"I think our home was on the plantation. We lived in a cabin and there must have been at least six or eight cabins.

"Uncle Simon, who boarded with me in later years, was a kind of overseer. Whenever he told his master the slaves did something wrong, the slaves were whipped, and Uncle Simon was whipped, too. I asked him why he should be whipped, he hadn't done anything wrong. But Uncle Simon said he guessed he needed it anyway.

"I think there was a jail on the plantation, because Mamma said if the slaves weren't in at a certain hour at night, the watchman would lock them up if he found them out after hours without a pass.

"Uncle Simon used to tell me slaves were not allowed to read and write. If you ever got caught reading or writing, the white folks would punish you. Uncle Simon said they were beaten with a leather strap cut into strips at the end.
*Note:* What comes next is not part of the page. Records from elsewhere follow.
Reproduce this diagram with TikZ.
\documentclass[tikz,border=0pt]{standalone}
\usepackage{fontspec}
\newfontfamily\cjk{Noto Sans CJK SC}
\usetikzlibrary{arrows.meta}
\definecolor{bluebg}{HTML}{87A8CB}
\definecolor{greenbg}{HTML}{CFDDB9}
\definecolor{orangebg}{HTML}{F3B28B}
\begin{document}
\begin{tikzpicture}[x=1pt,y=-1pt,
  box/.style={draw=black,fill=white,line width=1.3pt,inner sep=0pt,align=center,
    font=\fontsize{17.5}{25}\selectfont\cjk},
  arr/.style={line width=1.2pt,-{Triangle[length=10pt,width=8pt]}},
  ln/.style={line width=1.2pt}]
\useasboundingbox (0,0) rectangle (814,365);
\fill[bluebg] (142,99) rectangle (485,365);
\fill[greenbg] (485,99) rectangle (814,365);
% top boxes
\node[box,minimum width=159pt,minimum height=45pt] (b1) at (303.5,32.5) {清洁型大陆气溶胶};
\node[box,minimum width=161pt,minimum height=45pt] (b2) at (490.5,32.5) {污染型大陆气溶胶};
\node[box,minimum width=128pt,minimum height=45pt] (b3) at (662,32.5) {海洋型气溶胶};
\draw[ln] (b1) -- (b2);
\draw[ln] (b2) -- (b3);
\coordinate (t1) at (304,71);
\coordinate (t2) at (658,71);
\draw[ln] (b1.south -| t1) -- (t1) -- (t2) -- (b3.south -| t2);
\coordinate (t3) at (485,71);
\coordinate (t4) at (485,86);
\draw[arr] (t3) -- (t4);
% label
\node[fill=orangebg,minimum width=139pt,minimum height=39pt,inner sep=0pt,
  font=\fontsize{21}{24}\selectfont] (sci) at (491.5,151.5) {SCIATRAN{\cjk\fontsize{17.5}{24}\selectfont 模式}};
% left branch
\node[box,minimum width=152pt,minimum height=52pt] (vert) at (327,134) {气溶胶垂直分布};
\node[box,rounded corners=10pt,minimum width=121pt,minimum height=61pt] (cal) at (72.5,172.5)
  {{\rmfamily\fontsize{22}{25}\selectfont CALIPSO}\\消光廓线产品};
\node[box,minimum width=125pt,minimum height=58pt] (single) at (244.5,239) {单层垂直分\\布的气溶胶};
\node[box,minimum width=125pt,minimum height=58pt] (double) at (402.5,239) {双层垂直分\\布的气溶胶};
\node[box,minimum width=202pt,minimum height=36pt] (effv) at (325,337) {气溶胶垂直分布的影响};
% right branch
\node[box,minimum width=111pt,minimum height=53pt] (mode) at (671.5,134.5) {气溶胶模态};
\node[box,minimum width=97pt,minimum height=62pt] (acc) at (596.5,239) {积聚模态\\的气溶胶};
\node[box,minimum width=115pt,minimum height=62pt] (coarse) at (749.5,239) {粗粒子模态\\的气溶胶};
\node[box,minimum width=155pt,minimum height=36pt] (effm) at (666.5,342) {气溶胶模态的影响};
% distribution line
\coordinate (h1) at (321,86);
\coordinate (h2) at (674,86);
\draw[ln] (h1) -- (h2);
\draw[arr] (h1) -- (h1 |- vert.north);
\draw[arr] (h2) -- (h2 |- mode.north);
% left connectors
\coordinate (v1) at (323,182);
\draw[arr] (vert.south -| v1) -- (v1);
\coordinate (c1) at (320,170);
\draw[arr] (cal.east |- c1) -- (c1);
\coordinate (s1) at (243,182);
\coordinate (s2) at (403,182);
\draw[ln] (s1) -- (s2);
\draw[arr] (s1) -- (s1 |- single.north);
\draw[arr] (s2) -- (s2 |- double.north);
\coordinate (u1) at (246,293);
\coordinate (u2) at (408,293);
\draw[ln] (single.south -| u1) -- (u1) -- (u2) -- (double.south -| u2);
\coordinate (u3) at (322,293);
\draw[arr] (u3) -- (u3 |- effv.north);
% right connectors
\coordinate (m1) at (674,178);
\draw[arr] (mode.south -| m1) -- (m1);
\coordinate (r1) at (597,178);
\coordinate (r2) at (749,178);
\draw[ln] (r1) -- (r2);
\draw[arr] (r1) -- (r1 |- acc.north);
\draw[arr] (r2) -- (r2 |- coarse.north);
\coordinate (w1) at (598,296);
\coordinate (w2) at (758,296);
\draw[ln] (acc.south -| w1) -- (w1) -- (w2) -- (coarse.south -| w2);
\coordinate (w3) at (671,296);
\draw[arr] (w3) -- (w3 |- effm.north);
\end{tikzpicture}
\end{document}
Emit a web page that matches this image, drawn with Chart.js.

"I think the colored folks had a church, because Mamma was always a Baptist. Only colored people went to the church.

"Mamma used to sing a song:

"Don't you remember the promise that you made,
To my old dying mother's request?
That I never should be sold,
Not for silver or for gold.
While the sun rose from the East to the West?
"And it hadn't been a year,
The grass had not grown over her grave.
I was advertised for sale.
And I would have been in jail,
If I had not crossed the deep, dancing waves.
"I'm upon the Northern banks
And beneath the Lion's paw,
And he'll growl if you come near the shore.

"The slaves left the plantation because they were sold and their children were sold. Sometimes their masters were mean and cranky.

"The slaves used to get together in their cabins and tell one another the news in the evening. They visited, the same as anybody else. Evenings, Mamma did the washing and ironing and cooked for my father.

"When the slaves got sick, the other slaves generally looked after them. They had white doctors, who took care of the families, and they looked after the slaves, too, but the slaves looked after each other when they got sick.